• Your instructions:
Reproduce the listing below without changes, except that pictures are left out.

• Data shown:
********************
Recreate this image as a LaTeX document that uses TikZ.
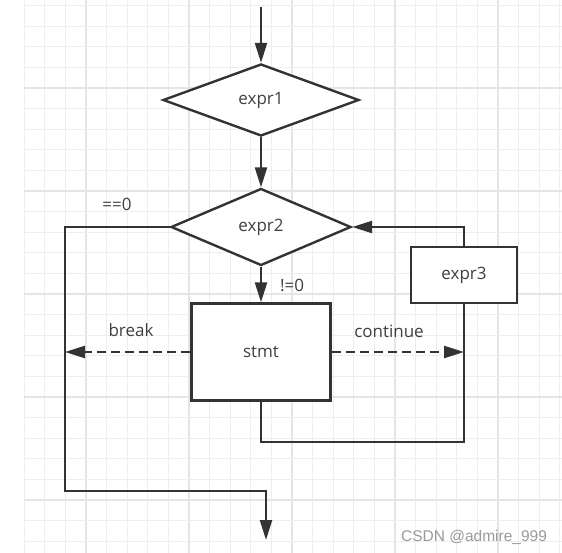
\documentclass[tikz,border=0pt]{standalone}
\usepackage{fontspec}
\setmainfont{Open Sans}
\newfontfamily\wmfont{Liberation Sans}
\usetikzlibrary{shapes.geometric,arrows.meta,calc}
\definecolor{ln}{HTML}{333333}
\definecolor{tx}{HTML}{404040}
\definecolor{gmin}{HTML}{EEEEEE}
\definecolor{gmaj}{HTML}{E5E5E5}
\definecolor{wm}{HTML}{9A9A9A}
\begin{document}
\begin{tikzpicture}[x=1pt,y=-1pt,
  txtfont/.style={font=\fontsize{17}{20}\selectfont,text=tx},
  line/.style={draw=ln,line width=2.4pt},
  conn/.style={line,-{Triangle[length=20pt,width=12pt]}},
  dashconn/.style={conn,dash pattern=on 9pt off 5pt},
  dec/.style={diamond,draw=ln,line width=2.4pt,inner sep=0pt,fill=white,txtfont},
  box/.style={rectangle,draw=ln,line width=2.4pt,inner sep=0pt,fill=white,txtfont},
  lbl/.style={inner sep=0pt,txtfont},
  gridmin/.style={draw=gmin,line width=1pt},
  gridmaj/.style={draw=gmaj,line width=1.2pt}
]
\useasboundingbox (0,0) rectangle (562,553);
\fill[white] (0,0) rectangle (562,553);
% grid
\begin{scope}
\clip (24,0) rectangle (562,553);
\foreach \k in {-3,...,23}{
  \pgfmathsetmacro{\xx}{86+20.6*\k}
  \pgfmathtruncatemacro{\mm}{mod(\k+100,5)}
  \ifnum\mm=0
    \draw[gridmaj] (\xx,0) -- (\xx,553);
  \else
    \draw[gridmin] (\xx,0) -- (\xx,553);
  \fi
}
\foreach \k in {-4,...,22}{
  \pgfmathsetmacro{\yy}{88+20.6*\k}
  \pgfmathtruncatemacro{\mm}{mod(\k+100,5)}
  \ifnum\mm=0
    \draw[gridmaj] (24,\yy) -- (562,\yy);
  \else
    \draw[gridmin] (24,\yy) -- (562,\yy);
  \fi
}
\end{scope}
% nodes
\node[dec,minimum width=196pt,minimum height=72pt] (e1) at (261,100) {expr1};
\node[dec,minimum width=180pt,minimum height=77pt] (e2) at (261,227) {expr2};
\node[box,minimum width=139pt,minimum height=97pt] (st) at (261,352) {stmt};
\node[box,minimum width=106pt,minimum height=56pt] (e3) at (464,275) {expr3};
% coordinates
\coordinate (top) at (261,7);
\coordinate (c1) at (65,491);
\coordinate (out) at (266,540);
\coordinate (bl) at (65,352);
\coordinate (cr) at (464,352);
\coordinate (b1) at (464,442);
% connectors
\draw[conn] (top) -- (e1.north);
\draw[conn] (e1.south) -- (e2.north);
\draw[conn] (e2.south) -- (st.north);
\draw[conn] (e2.west) -| (c1) -| (out);
\draw[dashconn] (st.west) -- (bl);
\draw[dashconn] (st.east) -- (cr);
\draw[line] (st.south) |- (b1) -- (e3.south);
\draw[conn] (e3.north) |- (e2.east);
% labels
\node[lbl] (l1) at (117,204) {==0};
\node[lbl] (l2) at (292,285) {!=0};
\node[lbl] (l3) at (131,330) {break};
\node[lbl] (l4) at (389,331) {continue};
\node[inner sep=0pt,font=\wmfont\fontsize{15.5}{18}\selectfont,text=wm] (wmk) at (474,537) {CSDN @admire\_999};
\end{tikzpicture}
\end{document}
********************
• Answer to the exercise:
Recreate this image as a LaTeX document that uses TikZ.
\documentclass[tikz,border=0pt]{standalone}
\usepackage{fontspec}
\setmainfont{Open Sans}
\newfontfamily\wmfont{Liberation Sans}
\usetikzlibrary{shapes.geometric,arrows.meta,calc}
\definecolor{ln}{HTML}{333333}
\definecolor{tx}{HTML}{404040}
\definecolor{gmin}{HTML}{EEEEEE}
\definecolor{gmaj}{HTML}{E5E5E5}
\definecolor{wm}{HTML}{9A9A9A}
\begin{document}
\begin{tikzpicture}[x=1pt,y=-1pt,
  txtfont/.style={font=\fontsize{17}{20}\selectfont,text=tx},
  line/.style={draw=ln,line width=2.4pt},
  conn/.style={line,-{Triangle[length=20pt,width=12pt]}},
  dashconn/.style={conn,dash pattern=on 9pt off 5pt},
  dec/.style={diamond,draw=ln,line width=2.4pt,inner sep=0pt,fill=white,txtfont},
  box/.style={rectangle,draw=ln,line width=2.4pt,inner sep=0pt,fill=white,txtfont},
  lbl/.style={inner sep=0pt,txtfont},
  gridmin/.style={draw=gmin,line width=1pt},
  gridmaj/.style={draw=gmaj,line width=1.2pt}
]
\useasboundingbox (0,0) rectangle (562,553);
\fill[white] (0,0) rectangle (562,553);
% grid
\begin{scope}
\clip (24,0) rectangle (562,553);
\foreach \k in {-3,...,23}{
  \pgfmathsetmacro{\xx}{86+20.6*\k}
  \pgfmathtruncatemacro{\mm}{mod(\k+100,5)}
  \ifnum\mm=0
    \draw[gridmaj] (\xx,0) -- (\xx,553);
  \else
    \draw[gridmin] (\xx,0) -- (\xx,553);
  \fi
}
\foreach \k in {-4,...,22}{
  \pgfmathsetmacro{\yy}{88+20.6*\k}
  \pgfmathtruncatemacro{\mm}{mod(\k+100,5)}
  \ifnum\mm=0
    \draw[gridmaj] (24,\yy) -- (562,\yy);
  \else
    \draw[gridmin] (24,\yy) -- (562,\yy);
  \fi
}
\end{scope}
% nodes
\node[dec,minimum width=196pt,minimum height=72pt] (e1) at (261,100) {expr1};
\node[dec,minimum width=180pt,minimum height=77pt] (e2) at (261,227) {expr2};
\node[box,minimum width=139pt,minimum height=97pt] (st) at (261,352) {stmt};
\node[box,minimum width=106pt,minimum height=56pt] (e3) at (464,275) {expr3};
% coordinates
\coordinate (top) at (261,7);
\coordinate (c1) at (65,491);
\coordinate (out) at (266,540);
\coordinate (bl) at (65,352);
\coordinate (cr) at (464,352);
\coordinate (b1) at (464,442);
% connectors
\draw[conn] (top) -- (e1.north);
\draw[conn] (e1.south) -- (e2.north);
\draw[conn] (e2.south) -- (st.north);
\draw[conn] (e2.west) -| (c1) -| (out);
\draw[dashconn] (st.west) -- (bl);
\draw[dashconn] (st.east) -- (cr);
\draw[line] (st.south) |- (b1) -- (e3.south);
\draw[conn] (e3.north) |- (e2.east);
% labels
\node[lbl] (l1) at (117,204) {==0};
\node[lbl] (l2) at (292,285) {!=0};
\node[lbl] (l3) at (131,330) {break};
\node[lbl] (l4) at (389,331) {continue};
\node[inner sep=0pt,font=\wmfont\fontsize{15.5}{18}\selectfont,text=wm] (wmk) at (474,537) {CSDN @admire\_999};
\end{tikzpicture}
\end{document}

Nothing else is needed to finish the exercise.